Six personnes, au premier rang desquelles l'expert référence du mobilier royal du XVIIIe et un menuisier meilleur ouvrier de France, ainsi qu'une prestigieuse galerie d'antiquaires comparaissent pour ce scandale qui a secoué ce petit milieu d'initiés, où les ventes se chiffrent en sommes à multiples zéros.

Une exceptionnelle paire de chaises garnies du salon de compagnie de Mme du Barry, dernière favorite de Louis XV, du maître menuisier Louis Delanois?Deux chaises issues du pavillon du Belvédère du petit Trianon de Marie-Antoinette dans le parc du château de Versailles et classées trésor national? Une bergère signée Jean-Baptiste Sené, illustre ébéniste du XVIIIe? Derrière ces raretés se cachait une supercherie de haut vol.

Revendus à prix d'or par des antiquaires au château de Versailles ou à des collectionneurs fortunés comme un héritier Hermès ou un prince du Qatar, ces chefs-d'œuvre de raffinement de l'art français se sont avérés être de parfaites copies.Le préjudice total est évalué à 4,5 millions d'euros.

Produite par l'expert de l'art Bill Pallot, auteur de l'ouvrage de référence mondial sur le mobilier français du XVIIIe, en association avec le sculpteur de renom Bruno Desnoues, la série de faux meubles a trompé entre 2008 et 2015 aussi bien les conservateurs que les galeries spécialisées.

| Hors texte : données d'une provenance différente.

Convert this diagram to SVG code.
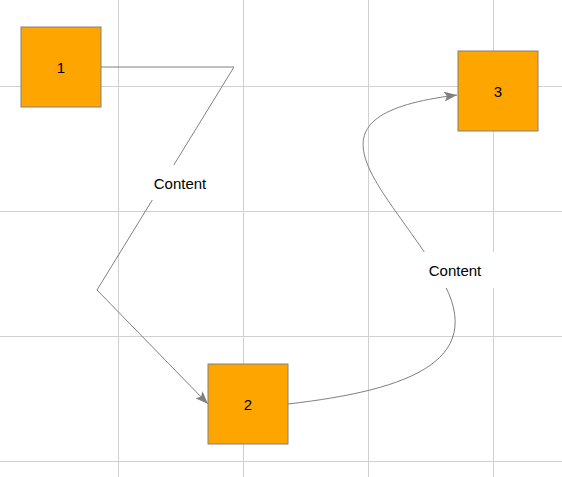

Une communauté fermée que l'épouse de Bruno Desnoues a décrite lors de l'instruction comme "un milieu détestable, où les antiquaires veulent faire de l'argent à tout prix".

- Méandres de l'argent -

Pour le premier jour d'audience, le tribunal a commencé par la fin de l'histoire en se penchant sur le cas d'un couple de Portugais, un régisseur et une coiffeuse vivant dans le Val-d'Oise.C'est leur grand train de vie qui a attiré l'attention de Tracfin et entraîné fortuitement la révélation de cet incroyable trafic passé inaperçu depuis des années.

Les enquêteurs découvrent que le couple, qui ne déclare pas plus de 2.500 euros de revenus mensuels, dispose en réalité d'un patrimoine de 1,2 million d'euros.Outre son domicile dans le Val-d'Oise, il est propriétaire de plusieurs appartements au Portugal achetés en investissements locatifs.

En remontant le fil, le mari se révèle être l'homme à tout faire de galeries d'art parisiennes et être en cheville avec le sculpteur Bruno Desnoues du faubourg Saint-Antoine, quartier historique du travail du bois et de l'ébénisterie à Paris. 

Pour cet "ami de 30 ans", le régisseur effectue des ventes non déclarées d'objets d'art et blanchit sur ses propres comptes au Portugal l'argent des commissions des ventes de faux meubles, exfiltré d'urgence d'un compte suisse de Desnoues suite à un ultimatum de sa banque.

Se montrant ému aux larmes à la barre, le prévenu, poursuivi pour fraude fiscale, feint devant le tribunal l'ignorance des lois françaises et plaide à grands cris la naïveté.Sur les bancs de la défense, ses déclarations font sourire.

Le sculpteur estime que son interlocuteur s'est accaparé plusieurs centaines de milliers d'euros non déclarés, ne lui en rendant qu'une petite partie en espèce.

"J'ai fait une grosse erreur.C'est à mon nom uniquement, mais dans ma tête, c'est à lui!", soutient le régisseur de 63 ans, carreleur de formation introduit par hasard dans le monde des galeries en reprenant l'emploi d'un Portugais rentré au pays.

Quant à Bruno Desnoues, plus de 200.000 euros en liquide ont été découverts chez lui en perquisition."Je suis branché travail, sculpture.L'argent, ça ne m'a jamais passionné", assure-t-il.